KFML-FM
- Little Falls, Minnesota; United States;
- Frequency: 94.1 MHz
- Branding: 94 Rocks

Programming
- Format: Active rock

Ownership
- Owner: Little Falls Radio Corporation
- Sister stations: WYRQ-FM, KLTF

History
- First air date: November 1988
- Call sign meaning: FM Little Falls

Technical information
- Licensing authority: FCC
- Facility ID: 37779
- Class: A
- ERP: 6,000 watts
- HAAT: 100 meters (330 ft)
- Transmitter coordinates: 46°0′15″N 94°19′40″W﻿ / ﻿46.00417°N 94.32778°W

Links
- Public license information: Public file; LMS;
- Webcast: Listen live
- Website: fallsradio.com

= KFML (FM) =

KFML (94.1 FM, "94 Rocks") is a radio station licensed to Little Falls, Minnesota, United States.

From 1969-1975, the call letters belonged to a Denver, Colorado free-form underground station. In a later Minnesota incarnation, until June 2021, KFML carried a hot adult contemporary format with the branding "FM94" and slogan "More Music, More Variety". Its transmitter is located east of Little Falls, shared with KLTF.

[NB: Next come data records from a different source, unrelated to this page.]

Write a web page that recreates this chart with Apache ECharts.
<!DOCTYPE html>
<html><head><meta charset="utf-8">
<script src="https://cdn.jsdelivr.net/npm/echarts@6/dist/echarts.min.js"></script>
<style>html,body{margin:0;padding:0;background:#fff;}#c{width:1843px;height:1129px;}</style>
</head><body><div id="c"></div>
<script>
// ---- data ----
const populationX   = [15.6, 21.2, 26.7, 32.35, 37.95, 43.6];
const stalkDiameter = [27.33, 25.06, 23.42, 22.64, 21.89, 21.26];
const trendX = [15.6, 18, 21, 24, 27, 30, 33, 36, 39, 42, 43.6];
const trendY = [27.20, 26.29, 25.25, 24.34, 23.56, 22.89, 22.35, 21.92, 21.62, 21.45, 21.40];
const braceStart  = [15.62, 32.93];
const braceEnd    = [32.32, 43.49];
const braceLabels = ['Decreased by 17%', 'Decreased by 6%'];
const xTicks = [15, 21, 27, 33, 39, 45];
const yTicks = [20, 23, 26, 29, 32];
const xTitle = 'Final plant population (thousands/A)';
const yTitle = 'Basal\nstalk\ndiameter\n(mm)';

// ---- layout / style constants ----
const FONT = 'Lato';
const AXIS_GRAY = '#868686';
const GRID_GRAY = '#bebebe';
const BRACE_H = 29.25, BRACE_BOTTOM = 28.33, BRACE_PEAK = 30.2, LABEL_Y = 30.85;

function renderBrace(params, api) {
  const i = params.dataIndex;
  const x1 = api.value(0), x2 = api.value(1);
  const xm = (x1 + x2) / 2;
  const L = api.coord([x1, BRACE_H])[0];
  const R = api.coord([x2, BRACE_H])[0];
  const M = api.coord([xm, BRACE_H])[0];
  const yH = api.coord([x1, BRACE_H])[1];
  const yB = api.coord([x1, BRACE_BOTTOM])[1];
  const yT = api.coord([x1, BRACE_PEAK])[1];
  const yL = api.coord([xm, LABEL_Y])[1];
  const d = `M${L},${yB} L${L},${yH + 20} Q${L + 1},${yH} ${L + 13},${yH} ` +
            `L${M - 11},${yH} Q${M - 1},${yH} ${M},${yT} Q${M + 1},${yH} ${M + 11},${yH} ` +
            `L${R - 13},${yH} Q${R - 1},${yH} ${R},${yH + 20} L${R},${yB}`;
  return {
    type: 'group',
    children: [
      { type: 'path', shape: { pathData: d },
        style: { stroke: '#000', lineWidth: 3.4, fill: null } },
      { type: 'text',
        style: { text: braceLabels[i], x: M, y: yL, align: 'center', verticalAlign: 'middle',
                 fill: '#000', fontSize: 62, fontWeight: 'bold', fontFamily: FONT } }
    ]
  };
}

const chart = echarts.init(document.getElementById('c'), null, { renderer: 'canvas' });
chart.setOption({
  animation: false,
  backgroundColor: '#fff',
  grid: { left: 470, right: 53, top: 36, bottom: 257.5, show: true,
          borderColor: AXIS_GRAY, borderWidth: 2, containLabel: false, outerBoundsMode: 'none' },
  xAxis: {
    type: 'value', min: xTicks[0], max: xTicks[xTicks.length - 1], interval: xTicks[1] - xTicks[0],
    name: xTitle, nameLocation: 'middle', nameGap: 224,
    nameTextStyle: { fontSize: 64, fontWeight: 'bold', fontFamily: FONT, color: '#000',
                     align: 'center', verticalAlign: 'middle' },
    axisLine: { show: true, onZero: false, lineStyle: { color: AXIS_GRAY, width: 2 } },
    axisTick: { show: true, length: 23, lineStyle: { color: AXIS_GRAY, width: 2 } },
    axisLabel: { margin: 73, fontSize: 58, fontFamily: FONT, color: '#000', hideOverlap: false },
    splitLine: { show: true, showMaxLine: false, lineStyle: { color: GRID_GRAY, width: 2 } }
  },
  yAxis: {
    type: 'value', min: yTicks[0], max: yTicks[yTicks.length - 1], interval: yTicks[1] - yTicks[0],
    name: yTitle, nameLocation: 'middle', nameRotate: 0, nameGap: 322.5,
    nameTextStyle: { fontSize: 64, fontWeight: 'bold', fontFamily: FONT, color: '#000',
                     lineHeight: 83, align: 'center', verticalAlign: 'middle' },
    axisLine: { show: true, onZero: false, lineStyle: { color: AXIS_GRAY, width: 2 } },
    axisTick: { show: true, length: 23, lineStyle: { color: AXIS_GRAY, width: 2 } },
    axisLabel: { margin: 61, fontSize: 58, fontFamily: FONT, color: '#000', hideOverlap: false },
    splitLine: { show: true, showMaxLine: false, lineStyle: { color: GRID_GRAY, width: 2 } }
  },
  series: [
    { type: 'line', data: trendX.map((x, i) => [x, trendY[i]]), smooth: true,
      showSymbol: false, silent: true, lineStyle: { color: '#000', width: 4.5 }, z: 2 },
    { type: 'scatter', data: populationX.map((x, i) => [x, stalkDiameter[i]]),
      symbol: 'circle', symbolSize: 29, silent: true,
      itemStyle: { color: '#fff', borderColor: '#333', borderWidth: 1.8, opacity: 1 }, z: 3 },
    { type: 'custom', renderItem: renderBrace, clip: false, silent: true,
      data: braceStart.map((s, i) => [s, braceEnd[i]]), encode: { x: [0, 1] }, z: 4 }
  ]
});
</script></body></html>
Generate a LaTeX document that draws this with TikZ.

Owned by Little Falls Radio Corporation, the station carries an active rock format. KFML is also the radio home for Pierz Pioneer sports. KFML and its two sister stations operate from studios at 16405 Haven Road, Little Falls. A signature program for the station is The Dark, an active rock block hosted by JZ that airs nightly. The show focuses on cutting-edge rock from the 2000s to the present, featuring bands such as Turnstile, Grey Daze, and Atreyu. The station is the home for Pierz Pioneer high school athletics, providing live play-by-play coverage for the regional community. It is an affiliate of the Minnesota News Network.

==History==
It first signed on the air in November 1988.